1. Gather Requirements
Before drawing a single line, talk to the stakeholders. What data must be stored? What questions will users ask? If you need to report on “Total Sales per Region,” you need a “Region” entity and a “Sales” entity linked together.
2. Identify Entities
List every noun that represents a distinct object. Filter out adjectives or verbs. “Place Order” is a process, not an entity. “Order” is the entity.
3. Define Attributes
Assign properties to each entity. Decide which attributes are identifiers. A Primary Key (PK) is mandatory for every table to ensure uniqueness. A Foreign Key (FK) is required to establish relationships.
4. Establish Relationships
Draw the lines. Determine the cardinality. Decide if the relationship is mandatory or optional. For example, can an Order exist without a Customer? Usually no. Can a Product exist without a Category? Possibly, if you allow uncategorized items.
5. Validate the Model
Walk through the data flow. If a user signs up, where does the data go? If a user deletes an account, what happens to their orders? Does the diagram support these actions without data loss?
Common Pitfalls ⚠️
Even experienced engineers make mistakes. Being aware of common errors can save you significant refactoring time later.
- Missing Foreign Keys: Drawing a line on paper is easy. Implementing the constraint in code is harder. Ensure every line in your ERD has a corresponding database constraint.
- Circular Dependencies: Avoid chains where A links to B, B links to C, and C links back to A. This can cause infinite loops in queries and make data deletion difficult.
- Inconsistent Naming: Do not mix “User_ID” and “UserID.” Stick to a consistent convention. Underscores are standard for database columns, while camelCase is common in code.
- Over-Normalization: While normalization is good, too much of it can make queries slow. Denormalize strategically when read performance is more critical than write performance.
- Ignoring Data Types: An ERD is not just structure; it is data. A “Date” field is not the same as a “String.” Ensure the diagram implies the correct storage types.
ERD vs. Other Diagrams 🆚
It is easy to confuse ERDs with other technical diagrams. Knowing the difference ensures you use the right tool for the job.
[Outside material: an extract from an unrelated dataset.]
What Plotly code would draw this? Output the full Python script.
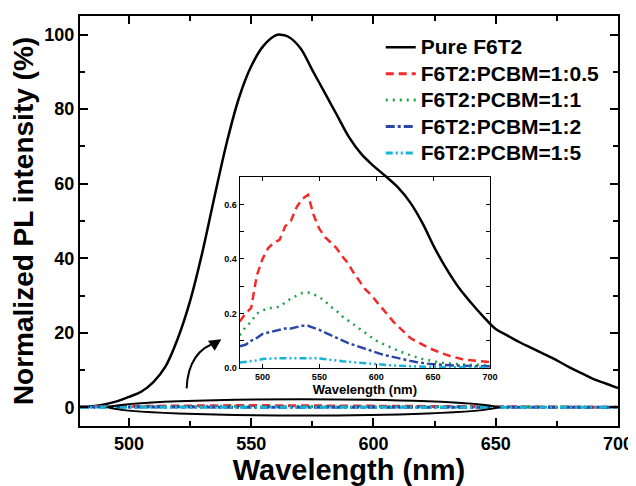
import plotly.graph_objects as go

# Pure F6T2 spectrum (normalized, %)
wl_pure = [480, 485, 490, 495, 500, 505, 510, 515, 520, 525, 530, 535, 540, 545, 550, 555,
           560, 562, 565, 570, 575, 580, 585, 590, 595, 600, 605, 610, 615, 620, 625, 630,
           635, 640, 645, 650, 655, 660, 665, 670, 675, 680, 685, 690, 695, 700]
pure = [0.0, 0.3, 0.8, 1.6, 2.8, 4.2, 6.8, 11.0, 18.5, 28.5, 41.5, 56.5, 71.0, 83.0, 91.5, 97.0,
        99.8, 100.0, 99.5, 96.5, 90.5, 84.5, 78.5, 72.5, 68.0, 64.8, 62.0, 59.0, 55.0, 49.5, 42.8, 37.0,
        32.0, 28.0, 24.3, 21.0, 19.2, 17.4, 15.8, 14.2, 12.6, 10.8, 9.2, 7.6, 6.4, 5.2]

# blends (same % units, shown enlarged in the inset)
wl = list(range(480, 705, 5))
r_05 = [0.17, 0.20, 0.22, 0.34, 0.40, 0.44, 0.46, 0.47, 0.52, 0.54, 0.59, 0.62, 0.635, 0.56, 0.51,
        0.48, 0.46, 0.44, 0.41, 0.385, 0.35, 0.32, 0.29, 0.27, 0.245, 0.22, 0.195, 0.17, 0.15, 0.13,
        0.11, 0.098, 0.086, 0.076, 0.067, 0.058, 0.051, 0.044, 0.038, 0.033, 0.03, 0.027, 0.025,
        0.024, 0.022]
r_1 = [0.12, 0.15, 0.17, 0.20, 0.21, 0.22, 0.22, 0.225, 0.24, 0.255, 0.265, 0.275, 0.277, 0.27, 0.26,
       0.245, 0.225, 0.21, 0.19, 0.175, 0.16, 0.145, 0.13, 0.115, 0.10, 0.09, 0.08, 0.07, 0.062, 0.054,
       0.046, 0.04, 0.034, 0.029, 0.025, 0.021, 0.018, 0.016, 0.014, 0.013, 0.012, 0.012, 0.011,
       0.011, 0.012]
r_2 = [0.08, 0.085, 0.10, 0.11, 0.125, 0.13, 0.135, 0.14, 0.145, 0.145, 0.15, 0.155, 0.155, 0.148,
       0.14, 0.13, 0.12, 0.11, 0.10, 0.092, 0.085, 0.078, 0.07, 0.064, 0.058, 0.05, 0.045, 0.04, 0.034,
       0.03, 0.026, 0.022, 0.018, 0.016, 0.014, 0.012, 0.011, 0.01, 0.009, 0.008, 0.007, 0.007, 0.006,
       0.006, 0.006]
r_5 = [0.02, 0.022, 0.025, 0.028, 0.033, 0.035, 0.035, 0.036, 0.036, 0.037, 0.038, 0.037, 0.036,
       0.036, 0.035, 0.032, 0.029, 0.027, 0.025, 0.023, 0.021, 0.019, 0.017, 0.015, 0.013, 0.011, 0.01,
       0.009, 0.008, 0.007, 0.006, 0.005, 0.005, 0.004, 0.004, 0.003, 0.003, 0.003, 0.003, 0.002,
       0.002, 0.002, 0.002, 0.002, 0.002]

names = ["F6T2:PCBM=1:0.5", "F6T2:PCBM=1:1", "F6T2:PCBM=1:2", "F6T2:PCBM=1:5"]
blends = [r_05, r_1, r_2, r_5]
colors = ["#f42a2a", "#1ea347", "#2a48a8", "#17b3d6"]
dashes = ["8px,5px", "2px,5px", "9px,3px,3px,3px", "7px,3px,2px,3px,2px,3px"]

FONT = "Liberation Sans, Arial, sans-serif"


def big(s):
    # legend rows stay tight (legend font 18) while the text is drawn larger
    return '<span style="font-size:21px">' + s + '</span>'


fig = go.Figure()
fig.add_trace(go.Scatter(x=wl_pure, y=pure, mode="lines", name=big("Pure F6T2"),
                         line=dict(color="black", width=2.5, shape="spline")))
for n, ys, c, d in zip(names, blends, colors, dashes):
    fig.add_trace(go.Scatter(x=wl, y=ys, mode="lines", name=big(n),
                             line=dict(color=c, width=3, dash=d)))
for n, ys, c, d in zip(names, blends, colors, dashes):
    fig.add_trace(go.Scatter(x=wl, y=ys, mode="lines", name=n, showlegend=False,
                             xaxis="x2", yaxis="y2",
                             line=dict(color=c, width=2.5, dash=d)))

axis_common = dict(showline=True, linecolor="black", mirror="ticks", ticks="inside",
                   tickcolor="black", showgrid=False, zeroline=False, automargin=False)

# page body has an 8px margin, so the figure is 8px smaller and shifted
fig.update_layout(
    width=628, height=478,
    margin=dict(l=72, r=18, t=8, b=60),
    paper_bgcolor="white", plot_bgcolor="rgba(0,0,0,0)",
    font=dict(family=FONT, color="black"),
    xaxis=dict(**axis_common, range=[480, 700], dtick=50, linewidth=2, tickwidth=2, ticklen=8,
               minor=dict(dtick=25, ticks="inside", ticklen=5, tickwidth=1.5, tickcolor="black"),
               tickfont=dict(size=18, weight="bold"),
               title=dict(text="Wavelength (nm)", font=dict(size=29, weight="bold"), standoff=0)),
    yaxis=dict(**axis_common, range=[-5, 105], dtick=20, linewidth=2, tickwidth=2, ticklen=8,
               minor=dict(dtick=10, ticks="inside", ticklen=5, tickwidth=1.5, tickcolor="black"),
               tickfont=dict(size=18, weight="bold"),
               title=dict(text="Normalized PL intensity (%)", font=dict(size=28, weight="bold"),
                          standoff=8)),
    xaxis2=dict(**axis_common, domain=[0.297, 0.762], anchor="y2", range=[480, 700], dtick=50,
                linewidth=1.2, tickwidth=1, ticklen=4,
                tickfont=dict(size=9, weight="bold"),
                title=dict(text="Wavelength (nm)", font=dict(size=13, weight="bold"), standoff=2)),
    yaxis2=dict(**axis_common, domain=[0.1415, 0.607], anchor="x2", range=[0, 0.7], dtick=0.2,
                tickformat=".1f", linewidth=1.2, tickwidth=1, ticklen=4,
                minor=dict(dtick=0.1, ticks="inside", ticklen=4, tickwidth=1, tickcolor="black"),
                tickfont=dict(size=9, weight="bold")),
    legend=dict(x=0.559, y=0.968, xanchor="left", yanchor="top", bgcolor="rgba(0,0,0,0)",
                font=dict(size=18, weight="bold"), tracegroupgap=0),
    showlegend=True,
)

# ellipse around the quenched curves and the curved arrow to the inset
fig.add_shape(type="path", xref="x", yref="y",
              path="M 491.5,0 C 505,2.9 637,2.9 651,0 C 637,-2.9 505,-2.9 491.5,0 Z",
              line=dict(color="black", width=2))
fig.add_shape(type="path", xref="x", yref="y",
              path="M 523.6,5.1 Q 524.3,15.3 536.5,17.6",
              line=dict(color="black", width=2))
fig.add_annotation(x=537.8, y=18.3, xref="x", yref="y", ax=-9, ay=6, text="",
                   showarrow=True, arrowhead=2, arrowsize=1.2, arrowwidth=2, arrowcolor="black")

fig.write_html("out.html")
- Flowcharts: These show the flow of logic or control. They use diamonds for decisions and rectangles for processes. They do not show data structure.
- Schema Diagrams: These are often the result of generating a diagram from an existing database. They are the physical implementation, often showing indexes and specific data types.
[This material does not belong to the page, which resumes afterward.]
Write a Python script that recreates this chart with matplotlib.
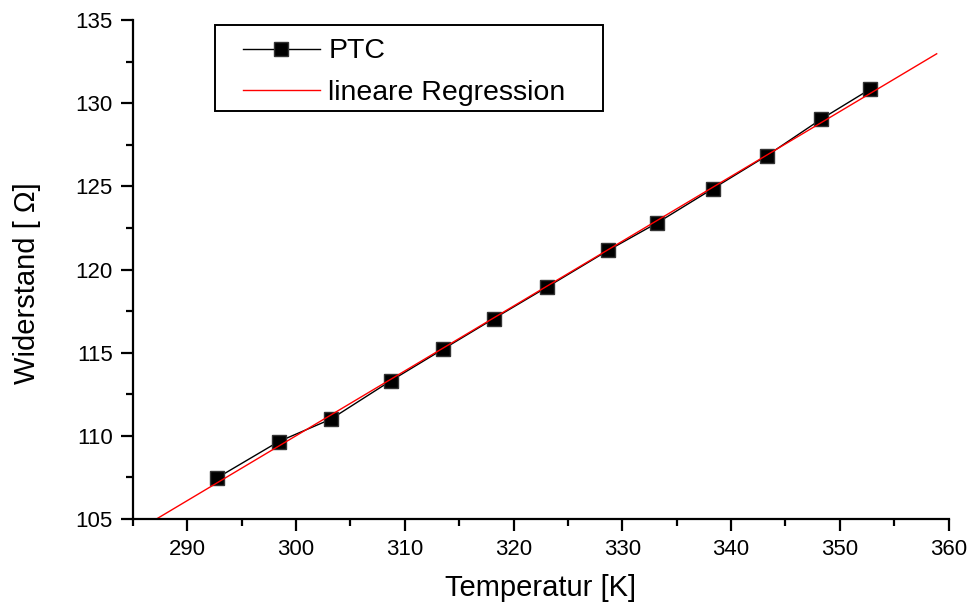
import numpy as np
import matplotlib
matplotlib.use("Agg")
import matplotlib.pyplot as plt
from matplotlib.ticker import MultipleLocator
from matplotlib.patches import Rectangle

plt.rcParams['font.family'] = ['Liberation Sans', 'DejaVu Sans']

# Messwerte PTC
temp = [292.7, 298.4, 303.2, 308.7, 313.5, 318.2, 323.1, 328.7, 333.2, 338.3, 343.3, 348.3, 352.8]
resist = [107.45, 109.65, 111.0, 113.3, 115.2, 117.05, 118.95, 121.15, 122.8, 124.85, 126.85, 129.05, 130.85]

# lineare Regression R = a + b*T
fit_a = -7.0
fit_b = 0.39
fit_range = [287.2, 358.9]

fig = plt.figure(figsize=(9.69, 6.07), dpi=100)
ax = fig.add_axes([0.137, 0.145, 0.842, 0.822])

ax.plot(temp, resist, color='black', lw=1, marker='s', ms=10,
        mfc='black', mec='#333333', label='PTC')
fit_x = np.array(fit_range)
ax.plot(fit_x, fit_a + fit_b * fit_x, color='red', lw=1, label='lineare Regression')

ax.set_xlim(285, 360)
ax.set_ylim(105, 135)
ax.xaxis.set_major_locator(MultipleLocator(10))
ax.xaxis.set_minor_locator(MultipleLocator(5))
ax.yaxis.set_major_locator(MultipleLocator(5))
ax.yaxis.set_minor_locator(MultipleLocator(2.5))

for s in ['top', 'right']:
    ax.spines[s].set_visible(False)
for s in ['left', 'bottom']:
    ax.spines[s].set_linewidth(1.6)

ax.tick_params(which='major', direction='out', length=8.5, width=1.6, labelsize=16, pad=6)
ax.tick_params(which='minor', direction='out', length=5, width=1.6)

# erster Tick (285) ohne Beschriftung
ax.set_xticks([290, 300, 310, 320, 330, 340, 350, 360])

ax.set_xlabel('Temperatur [K]', fontsize=21, labelpad=10)
ax.set_ylabel('Widerstand [ Ω]', fontsize=21)
ax.yaxis.set_label_coords(-0.112, 0.473)

# Legende im Origin-Stil: breiter Rahmen separat gezeichnet
ax.add_patch(Rectangle((0.1005, 0.818), 0.4755, 0.172, transform=ax.transAxes,
                       fill=True, facecolor='white', edgecolor='black', lw=1.4, zorder=4))
leg = ax.legend(loc='upper left', bbox_to_anchor=(0.135, 0.963), borderaxespad=0,
                fontsize=20.5, numpoints=1, handlelength=2.7, handletextpad=0.3,
                labelspacing=0.55, borderpad=0, frameon=False)
leg.set_zorder(5)

fig.savefig('out.png', dpi=100)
- Conceptual Models: These are high-level ERDs. They focus on business concepts rather than technical implementation details like data types or table names.
Use the ERD for the logical design phase. Use the Schema Diagram for the physical implementation phase.
Maintenance and Evolution 🔄
A database is not a one-time project. It evolves as the business changes. Your ERD must evolve with it.
- Version Control: Treat your diagrams like code. Save them in a repository. Track changes. If you add a column, document why.
- Documentation: The diagram is a visual aid, but comments explain the context. Add notes about complex logic or specific constraints.
- Review Cycles: Schedule regular reviews of the data model. Old assumptions may no longer hold true. A field that was “Optional” five years ago might be “Required” now.
Final Thoughts on Data Integrity ✅
The Entity Relationship Diagram is the blueprint of your data infrastructure. It is where you decide how information connects before you write a single line of SQL. A well-designed ERD leads to faster queries, easier maintenance, and fewer bugs.
For junior developers, investing time in learning this skill pays dividends. It shifts your perspective from writing isolated queries to designing cohesive systems. For DBAs, it is the primary tool for auditing and optimizing the underlying storage.
Focus on clarity. Focus on relationships. Focus on the rules that keep your data honest. That is the essence of database design.
Start by sketching your next project on paper. Identify the entities. Map the connections. Check your cardinality. If the diagram makes sense, the database will follow suit.